--- START Supplied information ---
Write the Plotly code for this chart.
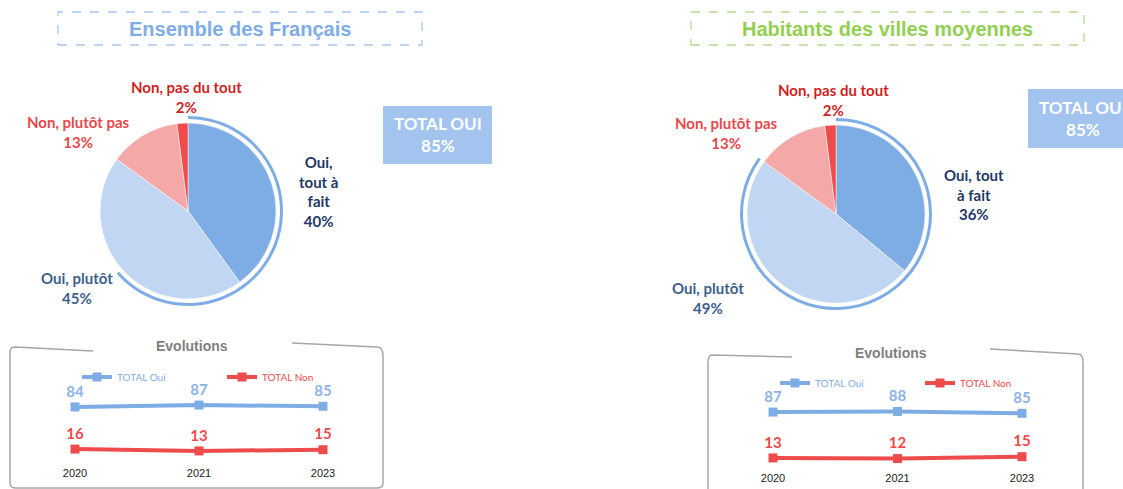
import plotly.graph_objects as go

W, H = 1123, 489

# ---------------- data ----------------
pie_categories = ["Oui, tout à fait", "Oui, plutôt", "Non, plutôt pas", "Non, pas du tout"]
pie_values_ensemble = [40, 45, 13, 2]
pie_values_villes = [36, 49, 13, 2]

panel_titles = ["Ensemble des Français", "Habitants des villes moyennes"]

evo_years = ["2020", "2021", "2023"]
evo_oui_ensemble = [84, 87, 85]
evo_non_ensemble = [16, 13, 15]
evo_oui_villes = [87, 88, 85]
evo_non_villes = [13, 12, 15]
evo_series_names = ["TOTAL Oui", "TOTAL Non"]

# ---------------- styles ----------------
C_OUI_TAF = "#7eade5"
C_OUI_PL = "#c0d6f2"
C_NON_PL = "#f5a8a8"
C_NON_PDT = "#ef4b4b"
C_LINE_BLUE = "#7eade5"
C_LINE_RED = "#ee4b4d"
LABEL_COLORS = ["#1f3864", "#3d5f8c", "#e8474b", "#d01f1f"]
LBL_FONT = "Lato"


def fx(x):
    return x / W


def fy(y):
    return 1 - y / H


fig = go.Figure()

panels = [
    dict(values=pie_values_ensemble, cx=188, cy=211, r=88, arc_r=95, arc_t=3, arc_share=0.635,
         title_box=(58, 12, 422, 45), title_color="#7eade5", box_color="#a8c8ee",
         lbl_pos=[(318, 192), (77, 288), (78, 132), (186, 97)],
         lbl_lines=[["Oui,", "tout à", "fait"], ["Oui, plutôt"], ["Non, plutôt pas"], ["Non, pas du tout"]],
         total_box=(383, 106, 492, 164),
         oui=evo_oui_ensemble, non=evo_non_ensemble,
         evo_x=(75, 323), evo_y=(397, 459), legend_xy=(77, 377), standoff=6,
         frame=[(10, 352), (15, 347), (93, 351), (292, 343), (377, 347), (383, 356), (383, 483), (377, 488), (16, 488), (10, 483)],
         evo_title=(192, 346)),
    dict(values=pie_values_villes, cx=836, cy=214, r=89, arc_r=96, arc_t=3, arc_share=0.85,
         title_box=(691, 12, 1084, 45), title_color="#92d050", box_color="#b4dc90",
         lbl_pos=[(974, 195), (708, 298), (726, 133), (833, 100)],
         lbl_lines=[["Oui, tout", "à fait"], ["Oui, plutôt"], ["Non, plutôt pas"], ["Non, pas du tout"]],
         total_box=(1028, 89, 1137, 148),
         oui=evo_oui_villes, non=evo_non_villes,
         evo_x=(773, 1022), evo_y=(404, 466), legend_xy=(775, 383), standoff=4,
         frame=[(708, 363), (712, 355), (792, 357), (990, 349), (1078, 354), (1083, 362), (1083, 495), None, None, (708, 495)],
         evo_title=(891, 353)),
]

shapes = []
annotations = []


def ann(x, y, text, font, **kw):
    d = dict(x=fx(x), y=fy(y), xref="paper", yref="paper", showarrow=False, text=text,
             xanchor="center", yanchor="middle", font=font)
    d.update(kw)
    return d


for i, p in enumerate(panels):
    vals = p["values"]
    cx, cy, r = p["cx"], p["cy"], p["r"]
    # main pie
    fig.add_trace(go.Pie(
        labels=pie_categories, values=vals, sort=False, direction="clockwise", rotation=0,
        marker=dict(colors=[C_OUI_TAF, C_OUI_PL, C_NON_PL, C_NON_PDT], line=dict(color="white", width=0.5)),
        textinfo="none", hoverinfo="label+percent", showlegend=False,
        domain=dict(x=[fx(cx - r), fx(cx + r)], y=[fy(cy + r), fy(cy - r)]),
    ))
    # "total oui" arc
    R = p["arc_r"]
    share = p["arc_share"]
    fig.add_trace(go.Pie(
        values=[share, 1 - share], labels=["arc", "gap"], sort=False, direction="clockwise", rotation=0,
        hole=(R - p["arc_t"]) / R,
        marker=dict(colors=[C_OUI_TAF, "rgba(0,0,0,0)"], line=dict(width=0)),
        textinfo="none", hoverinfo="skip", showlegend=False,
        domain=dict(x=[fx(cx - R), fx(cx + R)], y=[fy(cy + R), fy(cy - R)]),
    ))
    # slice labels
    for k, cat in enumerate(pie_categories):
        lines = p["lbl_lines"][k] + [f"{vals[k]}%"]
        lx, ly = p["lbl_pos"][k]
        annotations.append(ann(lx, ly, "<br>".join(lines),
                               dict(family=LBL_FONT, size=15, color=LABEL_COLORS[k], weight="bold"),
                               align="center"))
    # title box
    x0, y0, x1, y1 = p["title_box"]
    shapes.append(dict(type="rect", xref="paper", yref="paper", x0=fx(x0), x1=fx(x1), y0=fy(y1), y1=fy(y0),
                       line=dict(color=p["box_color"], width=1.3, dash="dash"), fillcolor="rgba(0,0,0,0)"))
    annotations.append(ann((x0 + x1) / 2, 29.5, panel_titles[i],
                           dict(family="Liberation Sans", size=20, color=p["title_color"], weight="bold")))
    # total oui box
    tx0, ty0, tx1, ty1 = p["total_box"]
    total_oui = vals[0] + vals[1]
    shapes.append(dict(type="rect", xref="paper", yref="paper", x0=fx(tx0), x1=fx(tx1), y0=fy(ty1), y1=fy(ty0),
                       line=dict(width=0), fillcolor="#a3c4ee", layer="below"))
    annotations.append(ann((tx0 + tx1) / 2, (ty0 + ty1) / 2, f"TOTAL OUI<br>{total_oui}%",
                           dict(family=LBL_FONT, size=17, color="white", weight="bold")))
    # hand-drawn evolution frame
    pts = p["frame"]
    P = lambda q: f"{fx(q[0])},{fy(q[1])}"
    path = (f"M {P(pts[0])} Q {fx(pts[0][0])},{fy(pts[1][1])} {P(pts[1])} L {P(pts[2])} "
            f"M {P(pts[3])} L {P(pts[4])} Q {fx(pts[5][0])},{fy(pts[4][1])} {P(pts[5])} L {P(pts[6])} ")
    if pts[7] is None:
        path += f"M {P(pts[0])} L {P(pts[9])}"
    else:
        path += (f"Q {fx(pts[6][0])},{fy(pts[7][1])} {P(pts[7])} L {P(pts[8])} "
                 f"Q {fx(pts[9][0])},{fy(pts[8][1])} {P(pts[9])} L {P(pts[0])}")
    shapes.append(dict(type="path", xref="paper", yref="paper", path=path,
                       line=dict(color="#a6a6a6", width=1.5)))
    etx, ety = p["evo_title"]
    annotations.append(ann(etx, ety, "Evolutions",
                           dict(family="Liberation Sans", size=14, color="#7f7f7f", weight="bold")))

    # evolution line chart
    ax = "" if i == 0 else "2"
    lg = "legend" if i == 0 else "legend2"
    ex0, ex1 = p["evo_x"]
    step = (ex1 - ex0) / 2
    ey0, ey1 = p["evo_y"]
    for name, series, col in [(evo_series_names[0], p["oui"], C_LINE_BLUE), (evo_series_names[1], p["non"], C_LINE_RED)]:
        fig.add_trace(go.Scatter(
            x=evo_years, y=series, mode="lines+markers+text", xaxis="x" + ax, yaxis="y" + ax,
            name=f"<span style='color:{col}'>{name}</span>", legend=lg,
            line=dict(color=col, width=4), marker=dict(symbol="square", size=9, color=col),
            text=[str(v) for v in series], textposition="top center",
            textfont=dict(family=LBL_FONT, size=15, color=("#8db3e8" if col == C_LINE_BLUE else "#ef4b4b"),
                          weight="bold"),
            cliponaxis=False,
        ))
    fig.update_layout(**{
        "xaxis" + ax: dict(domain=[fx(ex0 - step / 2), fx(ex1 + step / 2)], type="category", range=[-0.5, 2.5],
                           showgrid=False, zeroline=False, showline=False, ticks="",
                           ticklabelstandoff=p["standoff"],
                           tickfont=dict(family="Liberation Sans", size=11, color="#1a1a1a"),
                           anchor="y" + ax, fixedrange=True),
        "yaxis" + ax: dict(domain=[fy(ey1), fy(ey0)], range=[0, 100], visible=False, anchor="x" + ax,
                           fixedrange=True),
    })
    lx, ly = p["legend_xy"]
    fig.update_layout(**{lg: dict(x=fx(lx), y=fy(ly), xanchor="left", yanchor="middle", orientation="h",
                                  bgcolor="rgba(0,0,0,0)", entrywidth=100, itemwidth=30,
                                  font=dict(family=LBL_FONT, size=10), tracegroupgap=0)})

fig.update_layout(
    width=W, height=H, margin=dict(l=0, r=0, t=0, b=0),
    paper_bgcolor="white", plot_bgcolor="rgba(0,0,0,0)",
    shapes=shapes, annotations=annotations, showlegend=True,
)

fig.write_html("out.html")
--- END Supplied information ---
--- START Supplied information ---
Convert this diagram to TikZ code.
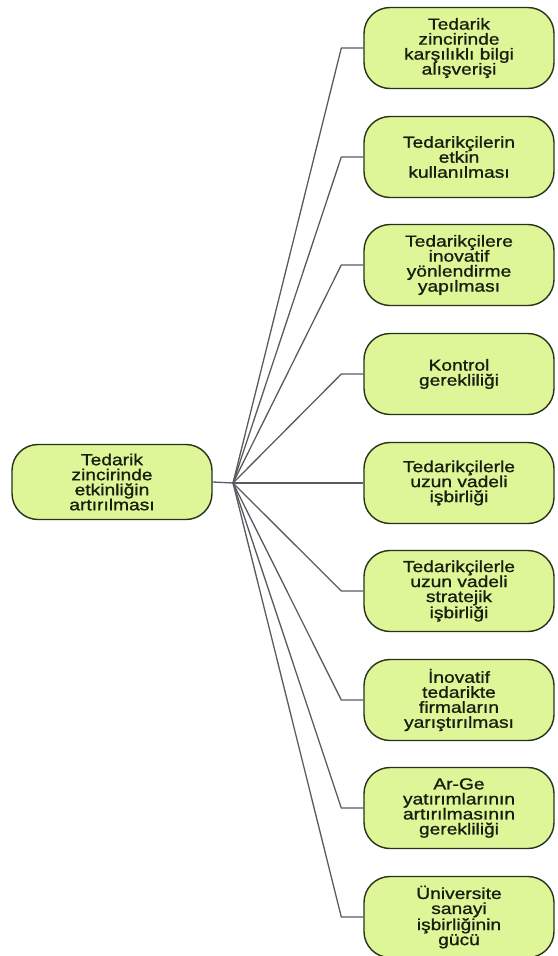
--- END Supplied information ---
• **Set task**
Taking the entries above, extract every line from the one bearing "Write the Plotly code for this chart." through the one bearing "W, H = 1123, 489", exactly, with no pictures.

• **Correct response**
Write the Plotly code for this chart.
import plotly.graph_objects as go

W, H = 1123, 489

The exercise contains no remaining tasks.